▶ **What this task involves**
Only the lines from the start of the data to the line containing "0, 0, 0, 0, 0]", both included, should be output, exactly and without pictures.

▶ **Given data**
****************************************
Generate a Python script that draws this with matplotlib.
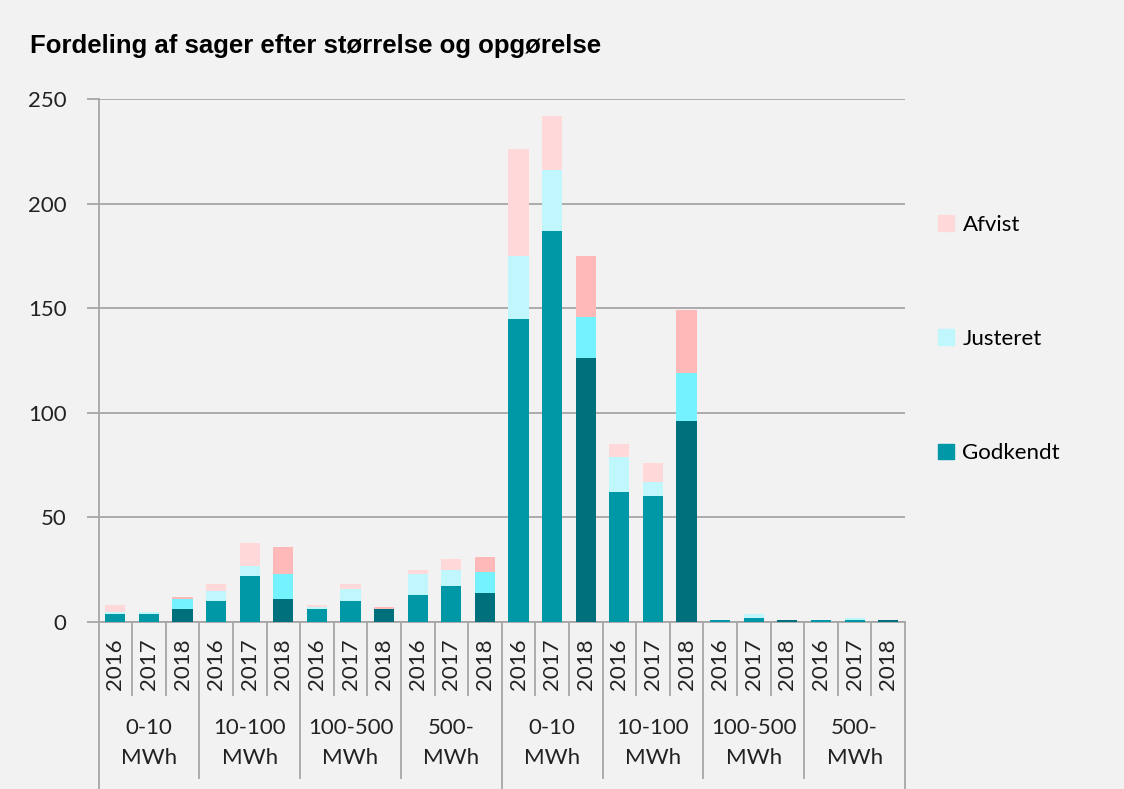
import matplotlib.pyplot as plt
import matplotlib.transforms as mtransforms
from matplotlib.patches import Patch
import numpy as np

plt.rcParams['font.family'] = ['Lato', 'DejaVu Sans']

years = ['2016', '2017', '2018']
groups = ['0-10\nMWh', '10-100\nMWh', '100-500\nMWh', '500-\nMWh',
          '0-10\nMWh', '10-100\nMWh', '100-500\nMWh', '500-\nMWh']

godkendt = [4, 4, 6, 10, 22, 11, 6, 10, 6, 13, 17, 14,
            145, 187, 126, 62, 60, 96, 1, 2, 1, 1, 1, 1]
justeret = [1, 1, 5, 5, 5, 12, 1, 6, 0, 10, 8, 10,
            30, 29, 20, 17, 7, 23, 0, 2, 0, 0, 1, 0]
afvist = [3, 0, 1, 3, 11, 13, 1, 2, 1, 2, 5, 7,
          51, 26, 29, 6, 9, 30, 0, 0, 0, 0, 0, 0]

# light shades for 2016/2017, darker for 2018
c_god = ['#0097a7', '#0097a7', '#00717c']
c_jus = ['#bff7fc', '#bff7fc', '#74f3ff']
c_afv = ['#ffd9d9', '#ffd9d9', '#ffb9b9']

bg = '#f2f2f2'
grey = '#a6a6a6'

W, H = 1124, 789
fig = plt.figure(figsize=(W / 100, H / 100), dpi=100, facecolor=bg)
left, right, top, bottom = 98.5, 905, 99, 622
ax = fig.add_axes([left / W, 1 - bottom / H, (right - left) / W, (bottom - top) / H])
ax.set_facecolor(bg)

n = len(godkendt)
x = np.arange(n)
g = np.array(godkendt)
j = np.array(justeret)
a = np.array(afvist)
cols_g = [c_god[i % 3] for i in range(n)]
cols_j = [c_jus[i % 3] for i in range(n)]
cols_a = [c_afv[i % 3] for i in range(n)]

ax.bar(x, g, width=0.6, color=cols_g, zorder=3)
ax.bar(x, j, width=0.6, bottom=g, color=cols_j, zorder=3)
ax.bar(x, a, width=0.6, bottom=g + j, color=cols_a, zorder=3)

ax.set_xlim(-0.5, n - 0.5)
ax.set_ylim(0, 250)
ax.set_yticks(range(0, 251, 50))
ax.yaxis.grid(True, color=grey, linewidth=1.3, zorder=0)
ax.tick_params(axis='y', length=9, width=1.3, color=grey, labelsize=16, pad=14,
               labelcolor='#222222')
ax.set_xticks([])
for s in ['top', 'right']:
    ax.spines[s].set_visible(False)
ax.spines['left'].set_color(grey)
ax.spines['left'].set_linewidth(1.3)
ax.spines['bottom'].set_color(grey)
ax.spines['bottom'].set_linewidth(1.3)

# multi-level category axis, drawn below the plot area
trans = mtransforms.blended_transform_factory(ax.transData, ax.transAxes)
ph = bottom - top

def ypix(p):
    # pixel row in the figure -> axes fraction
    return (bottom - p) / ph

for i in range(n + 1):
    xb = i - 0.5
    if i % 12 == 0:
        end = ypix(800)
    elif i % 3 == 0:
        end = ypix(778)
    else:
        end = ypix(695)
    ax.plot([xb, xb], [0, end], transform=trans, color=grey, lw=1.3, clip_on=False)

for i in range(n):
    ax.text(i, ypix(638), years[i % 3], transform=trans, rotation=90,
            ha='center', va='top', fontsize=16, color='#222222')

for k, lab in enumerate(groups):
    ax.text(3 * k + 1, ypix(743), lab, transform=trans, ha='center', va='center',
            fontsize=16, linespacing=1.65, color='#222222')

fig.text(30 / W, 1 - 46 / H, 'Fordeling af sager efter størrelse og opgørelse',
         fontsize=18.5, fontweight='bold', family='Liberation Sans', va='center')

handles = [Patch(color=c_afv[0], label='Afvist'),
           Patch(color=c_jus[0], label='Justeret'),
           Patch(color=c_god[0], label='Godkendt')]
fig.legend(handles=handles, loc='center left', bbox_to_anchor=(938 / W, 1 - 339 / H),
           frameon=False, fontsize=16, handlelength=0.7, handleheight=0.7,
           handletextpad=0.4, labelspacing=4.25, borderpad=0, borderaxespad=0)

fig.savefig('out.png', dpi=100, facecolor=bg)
****************************************
▶ **Written answer**
Generate a Python script that draws this with matplotlib.
import matplotlib.pyplot as plt
import matplotlib.transforms as mtransforms
from matplotlib.patches import Patch
import numpy as np

plt.rcParams['font.family'] = ['Lato', 'DejaVu Sans']

years = ['2016', '2017', '2018']
groups = ['0-10\nMWh', '10-100\nMWh', '100-500\nMWh', '500-\nMWh',
          '0-10\nMWh', '10-100\nMWh', '100-500\nMWh', '500-\nMWh']

godkendt = [4, 4, 6, 10, 22, 11, 6, 10, 6, 13, 17, 14,
            145, 187, 126, 62, 60, 96, 1, 2, 1, 1, 1, 1]
justeret = [1, 1, 5, 5, 5, 12, 1, 6, 0, 10, 8, 10,
            30, 29, 20, 17, 7, 23, 0, 2, 0, 0, 1, 0]
afvist = [3, 0, 1, 3, 11, 13, 1, 2, 1, 2, 5, 7,
          51, 26, 29, 6, 9, 30, 0, 0, 0, 0, 0, 0]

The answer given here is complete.